There’s a certain pride that can creep into how we talk about firefighting at work.

We say it with a little edge or urgency; Sometimes even a little satisfaction. Its a flex, a humble-brag, a way of signaling how needed we are. It means we can step in, solve the problem, keep things moving.

I’ve been there. I’ve led and been on teams where the ability to respond quickly was genuinely important. We jump in, triage, fix, and get to be heroes when things go wrong. There is real value in knowing how to handle a situation when it’s already off the rails.

But at some point, you have to ask a harder question.

If we’re constantly firefighting… who is lighting the matches?

Not all fires are accidents.
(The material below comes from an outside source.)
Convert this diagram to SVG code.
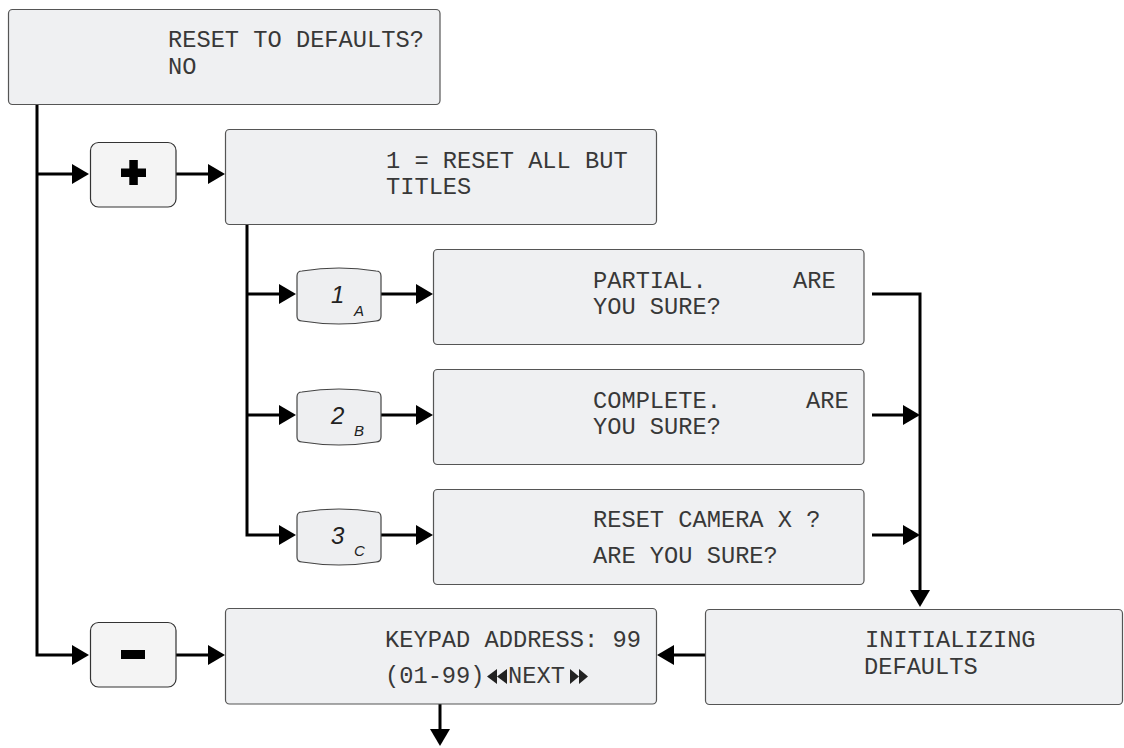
<svg xmlns="http://www.w3.org/2000/svg" width="1124" height="748" viewBox="0 0 1124 748">
<style>
.box{fill:#eff0f2;stroke:#555;stroke-width:1.2}
.btn{fill:#f4f4f4;stroke:#333;stroke-width:1.2}
.key{fill:#eeeff1;stroke:#444;stroke-width:1.2}
.t{font-family:"Liberation Mono","Courier New",monospace;font-size:23.7px;fill:#383838}
.k{font-family:"Liberation Sans",Arial,sans-serif;font-style:italic;fill:#222}
.kn{font-size:24px}
.ks{font-size:15px}
.c{fill:none;stroke:#000;stroke-width:3;marker-end:url(#ah)}
</style>
<defs>
<marker id="ah" markerUnits="userSpaceOnUse" markerWidth="17" markerHeight="20" refX="13" refY="10" orient="auto">
<path d="M0,0 L17,10 L0,20 Z" fill="#000"/>
</marker>
<path id="keyshape" d="M0,-20 Q0,-25 5,-25 Q42,-31 79,-25 Q84,-25 84,-20 L84,20 Q84,25 79,25 Q42,31 5,25 Q0,25 0,20 Z"/>
</defs>
<rect width="1124" height="748" fill="#fff"/>

<g id="connectors">
<path class="c" d="M37,104 V655 H85"/>
<path class="c" d="M37,174 H85"/>
<path class="c" d="M176,174 H221"/>
<path class="c" d="M247,224 V535 H292"/>
<path class="c" d="M247,294 H292"/>
<path class="c" d="M247,415 H292"/>
<path class="c" d="M381,294 H429"/>
<path class="c" d="M381,415 H429"/>
<path class="c" d="M381,535 H429"/>
<path class="c" d="M872,294 H920 V603"/>
<path class="c" d="M872,415 H916"/>
<path class="c" d="M872,535 H916"/>
<path class="c" d="M705,655 H661"/>
<path class="c" d="M176,655 H221"/>
<path class="c" d="M440,704 V742"/>
</g>

<g id="reset-to-defaults">
<rect class="box" x="8.5" y="9.5" width="431.5" height="95" rx="4"/>
<text class="t" x="168" y="47">RESET TO DEFAULTS?</text>
<text class="t" x="168" y="74">NO</text>
</g>

<g id="plus-button">
<rect class="btn" x="90.5" y="142.5" width="85.5" height="64.5" rx="8"/>
<rect x="121" y="168.5" width="25" height="8.5" fill="#000"/>
<rect x="129.3" y="160" width="8.5" height="25" fill="#000"/>
</g>

<g id="reset-all-but-titles">
<rect class="box" x="225.5" y="129.5" width="431" height="95" rx="4"/>
<text class="t" x="386" y="168">1 = RESET ALL BUT</text>
<text class="t" x="386" y="194">TITLES</text>
</g>

<g id="key-1">
<use href="#keyshape" class="key" transform="translate(297,296)"/>
<text class="k kn" x="331" y="303">1</text>
<text class="k ks" x="354" y="316">A</text>
</g>
<g id="key-2">
<use href="#keyshape" class="key" transform="translate(297,417)"/>
<text class="k kn" x="331" y="424">2</text>
<text class="k ks" x="354" y="436">B</text>
</g>
<g id="key-3">
<use href="#keyshape" class="key" transform="translate(297,537)"/>
<text class="k kn" x="331" y="544">3</text>
<text class="k ks" x="354" y="556">C</text>
</g>

<g id="partial">
<rect class="box" x="433.5" y="249.5" width="430.5" height="95" rx="4"/>
<text class="t" x="593" y="288">PARTIAL.<tspan x="793">ARE</tspan></text>
<text class="t" x="593" y="314">YOU SURE?</text>
</g>

<g id="complete">
<rect class="box" x="433.5" y="369.5" width="430.5" height="95" rx="4"/>
<text class="t" x="593" y="408">COMPLETE.<tspan x="806">ARE</tspan></text>
<text class="t" x="593" y="434">YOU SURE?</text>
</g>

<g id="reset-camera">
<rect class="box" x="433.5" y="489.5" width="430.5" height="95" rx="4"/>
<text class="t" x="593" y="527">RESET CAMERA X ?</text>
<text class="t" x="593" y="563">ARE YOU SURE?</text>
</g>

<g id="initializing-defaults">
<rect class="box" x="705.5" y="609.5" width="417" height="95" rx="4"/>
<text class="t" x="865" y="647">INITIALIZING</text>
<text class="t" x="864" y="674">DEFAULTS</text>
</g>

<g id="minus-button">
<rect class="btn" x="90.5" y="622.5" width="85.5" height="64.5" rx="8"/>
<rect x="121" y="650" width="24" height="9" fill="#000"/>
</g>

<g id="keypad-address">
<rect class="box" x="225.5" y="608.5" width="431" height="95.5" rx="4"/>
<text class="t" x="385" y="647">KEYPAD ADDRESS: 99</text>
<text class="t" x="385" y="683">(01-99)</text>
<polygon points="497,669 487,676.5 497,684" fill="#222"/>
<polygon points="507,669 497,676.5 507,684" fill="#222"/>
<text class="t" x="508" y="683">NEXT</text>
<polygon points="570,669 579,676.5 570,684" fill="#222"/>
<polygon points="579,669 588,676.5 579,684" fill="#222"/>
</g>
</svg>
Some fires are the result of decisions we keep making. Rushing a process we know isn’t stable. Skipping a step because “we don’t have time.” Moving forward without alignment because it feels faster in the moment. Tolerating ambiguity where clarity was needed.
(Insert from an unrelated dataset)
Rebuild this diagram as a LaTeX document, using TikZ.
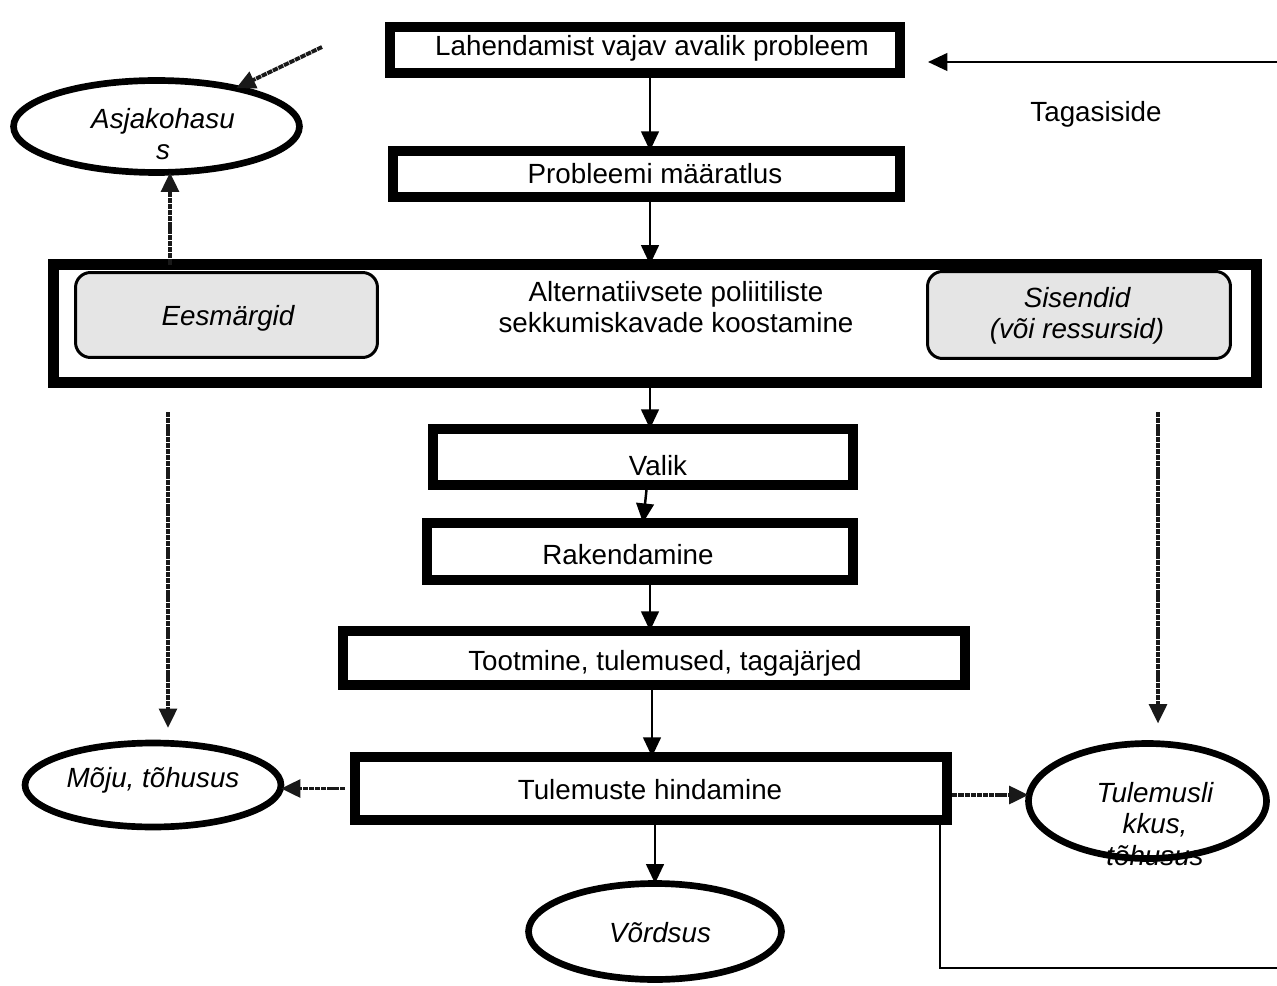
\documentclass[tikz,border=0pt]{standalone}
\usepackage{fontspec}
\setmainfont{Liberation Sans}
\usetikzlibrary{arrows.meta,shapes.geometric}
\begin{document}
\begin{tikzpicture}[x=0.02cm,y=-0.02cm,
  every node/.style={font=\fontsize{15.8}{18}\selectfont, inner sep=0pt, outer sep=0pt},
  stepbox/.style={draw=black, line width=5.5pt, rectangle, fill=white},
  bigbox/.style={draw=black, line width=6pt, rectangle},
  softbox/.style={draw=black, line width=1.7pt, rounded corners=0.3cm, fill=black!10},
  oval/.style={draw=black, line width=3.8pt, ellipse, fill=white},
  txt/.style={align=center},
  itxt/.style={align=center, font=\fontsize{15.8}{18}\selectfont\itshape},
  arr/.style={line width=1.4pt, -{Triangle[length=11pt,width=10pt]}},
  dotarr/.style={line width=2.2pt, black!90, dash pattern=on 3pt off 0.5pt, -{Triangle[length=11pt,width=10pt]}},
  thinline/.style={line width=0.8pt}
]
\useasboundingbox (0,0) rectangle (1277,986);

% main boxes
\node[stepbox, minimum width=10.21cm, minimum height=0.93cm] (b1) at (645,50) {};
\node at (652,48) (b1t) {Lahendamist vajav avalik probleem};
\node[stepbox, minimum width=10.15cm, minimum height=0.93cm] (b2) at (646.5,174) {};
\node at (655,174) (b2t) {Probleemi määratlus};

\node[bigbox, minimum width=24.06cm, minimum height=2.36cm] (alt) at (655,323.5) {};
\node[txt] at (676,307) (altt) {Alternatiivsete poliitiliste\\sekkumiskavade koostamine};
\node[softbox, minimum width=6.04cm, minimum height=1.7cm] (ees) at (226.5,315) {};
\node[itxt] at (228,318) (eest) {Eesmärgid};
\node[softbox, minimum width=6.06cm, minimum height=1.74cm] (sis) at (1079,315) {};
\node[itxt] at (1077,316) (sist) {Sisendid\\(või ressursid)};

\node[stepbox, minimum width=8.41cm, minimum height=1.13cm] (val) at (643,457) {};
\node at (658,466) (valt) {Valik};
\node[stepbox, minimum width=8.53cm, minimum height=1.15cm] (rak) at (640,551.5) {};
\node at (628,555) (rakt) {Rakendamine};
\node[stepbox, minimum width=12.45cm, minimum height=1.09cm] (toot) at (654,658) {};
\node at (665,663) (toott) {Tootmine, tulemused, tagajärjed};
\node[stepbox, minimum width=11.85cm, minimum height=1.27cm] (tul) at (651,788.5) {};
\node at (650,790) (tult) {Tulemuste hindamine};

% ellipses
\node[oval, minimum width=5.72cm, minimum height=1.84cm] (asj) at (156.5,126.5) {};
\node[itxt] at (163,134) (asjt) {Asjakohasu\\s};
\node[oval, minimum width=5.12cm, minimum height=1.68cm] (moju) at (153,785) {};
\node[itxt] at (153,780) (mojut) {Mõju, tõhusus};
\node[oval, minimum width=4.76cm, minimum height=2.3cm] (tlk) at (1147.5,801) {};
\node[itxt] at (1155,824) (tlkt) {Tulemusli\\kkus,\\tõhusus};
\node[oval, minimum width=5.06cm, minimum height=1.92cm] (vord) at (655,931.5) {};
\node[itxt] at (660,933) (vordt) {Võrdsus};

\node at (1096,114) (tag) {Tagasiside};

% helper coordinates
\coordinate (ax) at (650,0);
\coordinate (fbR) at (1277,62);
\coordinate (fbE) at (928,62);
\coordinate (fbB) at (1277,968);
\coordinate (blx) at (940,0);
\coordinate (asjSrc) at (322,47);
\coordinate (lx) at (170,0);
\coordinate (ldS) at (168,412);
\coordinate (rdS) at (1158,412);

% main arrows
\draw[arr] (b1.south -| ax) -- (b2.north -| ax);
\draw[arr] (b2.south -| ax) -- (alt.north -| ax);
\draw[arr] (alt.south -| ax) -- (val.north -| ax);
\draw[arr] ([xshift=0.08cm]val.south) -- (rak.north -| val.south);
\draw[arr] (rak.south -| ax) -- (toot.north -| ax);
\draw[arr] ([xshift=0.04cm]toot.south -| ax) -- ([xshift=0.04cm]tul.north -| ax);
\draw[arr] ([xshift=0.1cm]tul.south -| ax) -- ([xshift=0.1cm]vord.north -| ax);

% feedback
\draw[arr] (fbR) -- (fbE);
\draw[thinline] (tul.south -| blx) |- (fbB);

% dotted arrows
\draw[dotarr] (asjSrc) -- (asj);
\draw[dotarr] (alt.north -| lx) -- (asj.south -| lx);
\draw[dotarr, shorten >=0.3cm] (ldS) -- (moju.north -| ldS);
\draw[dotarr, shorten >=0.4cm] (rdS) -- (tlk.north -| rdS);
\draw[dotarr, shorten <=0.2cm] (tul.west) -- (tul.west -| moju.east);
\draw[dotarr, shorten <=0.1cm] ([yshift=-0.13cm]tul.east) -- ([yshift=-0.13cm]tul.east -| tlk.west);
\end{tikzpicture}
\end{document}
Individually, each decision feels small. It may even seem reasonable, but collectively, they build a system that depends on recovery instead of reliability. And that’s where the language matters. When we call everything “firefighting,” we frame it as something external. Unavoidable. Just part of the job.
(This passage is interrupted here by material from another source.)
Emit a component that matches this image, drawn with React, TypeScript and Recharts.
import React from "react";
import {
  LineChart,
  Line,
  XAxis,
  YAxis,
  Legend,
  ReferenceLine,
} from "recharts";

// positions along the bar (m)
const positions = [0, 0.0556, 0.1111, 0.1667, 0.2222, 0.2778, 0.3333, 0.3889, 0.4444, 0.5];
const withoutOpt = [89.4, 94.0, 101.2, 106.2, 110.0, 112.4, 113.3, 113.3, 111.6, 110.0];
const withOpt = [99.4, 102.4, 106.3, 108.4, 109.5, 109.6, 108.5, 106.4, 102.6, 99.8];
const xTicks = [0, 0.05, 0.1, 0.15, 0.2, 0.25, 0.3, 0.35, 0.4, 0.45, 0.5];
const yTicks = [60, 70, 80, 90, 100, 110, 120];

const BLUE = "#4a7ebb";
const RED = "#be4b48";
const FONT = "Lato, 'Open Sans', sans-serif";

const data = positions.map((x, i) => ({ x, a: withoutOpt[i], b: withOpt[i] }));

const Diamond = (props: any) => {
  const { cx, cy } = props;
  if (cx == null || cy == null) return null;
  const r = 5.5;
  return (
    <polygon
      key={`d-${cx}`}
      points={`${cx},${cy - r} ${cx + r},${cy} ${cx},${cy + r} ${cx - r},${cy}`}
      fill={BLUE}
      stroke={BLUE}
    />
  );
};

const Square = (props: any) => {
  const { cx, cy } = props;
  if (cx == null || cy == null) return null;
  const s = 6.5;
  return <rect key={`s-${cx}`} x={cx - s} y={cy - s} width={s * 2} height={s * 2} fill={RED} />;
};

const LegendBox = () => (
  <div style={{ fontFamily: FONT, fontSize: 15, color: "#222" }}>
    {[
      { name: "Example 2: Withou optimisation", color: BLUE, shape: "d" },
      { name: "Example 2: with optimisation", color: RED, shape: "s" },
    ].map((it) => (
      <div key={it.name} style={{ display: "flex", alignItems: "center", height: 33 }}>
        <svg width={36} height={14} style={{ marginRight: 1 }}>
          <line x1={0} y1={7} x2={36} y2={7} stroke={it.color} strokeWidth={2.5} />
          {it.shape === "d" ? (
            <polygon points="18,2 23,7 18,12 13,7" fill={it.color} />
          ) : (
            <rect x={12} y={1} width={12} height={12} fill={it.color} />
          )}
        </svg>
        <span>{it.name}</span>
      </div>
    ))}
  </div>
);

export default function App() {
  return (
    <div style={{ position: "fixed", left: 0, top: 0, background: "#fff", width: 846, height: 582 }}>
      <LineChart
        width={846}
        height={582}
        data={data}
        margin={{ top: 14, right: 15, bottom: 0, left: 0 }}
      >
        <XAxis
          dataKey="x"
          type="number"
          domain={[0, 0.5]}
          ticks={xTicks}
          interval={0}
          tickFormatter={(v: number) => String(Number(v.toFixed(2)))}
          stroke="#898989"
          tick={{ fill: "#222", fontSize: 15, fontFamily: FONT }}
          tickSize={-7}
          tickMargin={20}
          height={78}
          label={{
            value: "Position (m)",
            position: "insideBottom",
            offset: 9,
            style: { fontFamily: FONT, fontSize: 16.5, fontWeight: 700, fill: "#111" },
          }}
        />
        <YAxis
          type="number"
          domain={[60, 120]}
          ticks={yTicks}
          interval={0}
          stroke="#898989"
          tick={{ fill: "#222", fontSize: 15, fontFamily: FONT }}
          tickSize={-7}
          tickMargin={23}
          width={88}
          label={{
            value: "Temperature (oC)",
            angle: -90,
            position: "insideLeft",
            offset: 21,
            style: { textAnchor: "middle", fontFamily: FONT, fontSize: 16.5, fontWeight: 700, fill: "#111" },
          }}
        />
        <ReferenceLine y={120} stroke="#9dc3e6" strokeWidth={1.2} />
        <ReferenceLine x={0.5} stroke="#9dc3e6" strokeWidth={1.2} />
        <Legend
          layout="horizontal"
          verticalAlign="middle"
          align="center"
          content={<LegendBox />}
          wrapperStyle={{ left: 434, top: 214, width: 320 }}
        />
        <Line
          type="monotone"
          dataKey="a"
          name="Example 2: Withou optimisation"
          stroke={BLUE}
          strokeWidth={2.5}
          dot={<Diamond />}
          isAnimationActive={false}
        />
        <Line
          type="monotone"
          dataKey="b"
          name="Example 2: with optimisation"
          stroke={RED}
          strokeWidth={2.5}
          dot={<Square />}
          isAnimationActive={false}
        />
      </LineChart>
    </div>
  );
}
But when the same issues show up again and again, in slightly different forms, it’s not a fire, it’s a pattern.

Systemic problems, like patterns, require systemic solutions. I’ve learned that one of the most important shifts a team can make is moving from pride in response to pride in prevention. Not because prevention is more impressive—it’s usually less visible—but because it’s what actually makes the work sustainable.

It looks like slowing down enough to ask, “What made this possible?”
It looks like fixing the root cause, even when it’s inconvenient.
It looks like building processes that don’t rely on heroics to function.

That kind of work doesn’t feel urgent in the moment. It rarely gets celebrated the same way a quick save does. But over time, it changes everything. The noise quiets down. The same problems stop resurfacing. People have the space to focus on the work they were actually hired to do, instead of constantly reacting to what’s broken.

Firefighting will always be part of some roles. That’s reality. But if it’s the dominant mode of operation, it’s worth looking more closely—not at the fires themselves, but at what keeps making them possible.

Because the goal isn’t to get better at putting out fires. It’s to stop needing so many of them in the first place.